Consider a (finite) collection of $n$ distinct constants $\{f_1,\dots,f_n\}$ and define the polynomial in $x$ $$P_i(x):=\prod_{j\in\{1,\dots,n\}}^{j\neq i}\frac{(x-f_j)}{(f_i-f_j)}~,$$ for $1\leq i \leq n$. I wish to prove the property that the sum of all such polynomials is unity, $$\sum_{i=1}^{n}P_i(x)=1~.$$ The brute force method of finding a common denominator and naively summing doesn't seem to be very practical, so how should I approach this?
Note that this problem actually appears within the context of orthogonal projectors.
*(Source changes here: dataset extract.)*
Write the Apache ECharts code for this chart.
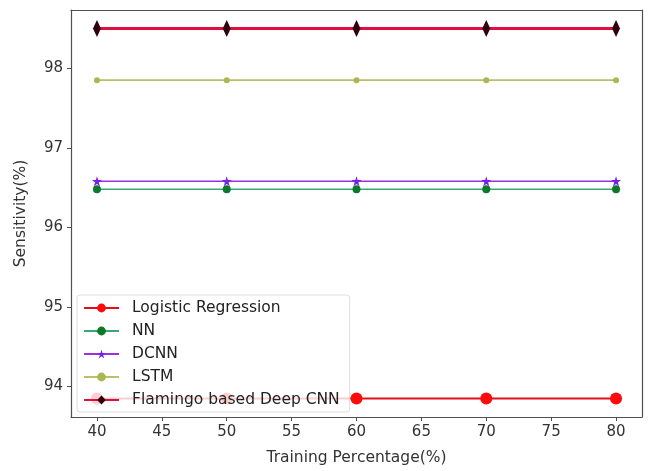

In particular, the $P_i(x)$ is really a projector to the eigenspace $V_i$ associated with an eigenvalue $f_i$ of an operator $x$ defined to act on some $n$ dimensional vector space $V$. However, I believe this property should hold regardless of this context, and I do not want to use this information in the proof.
The polynomials $P_i(x)$ are called the Lagrange polynomials associated to the nodes $f_i$. They are commonly used to compute interpolating polynomials. In particular, since $P_i(f_j) = \delta_{ij}$, the interpolating polynomial of some function $g(x)$ in the nodes $f_1, \cdots, f_n$ is given by $$ p(x)= \sum_{i=1}^n g(f_i) P_i(x). $$
If you consider the constant function $g(x) = 1$, the result follows.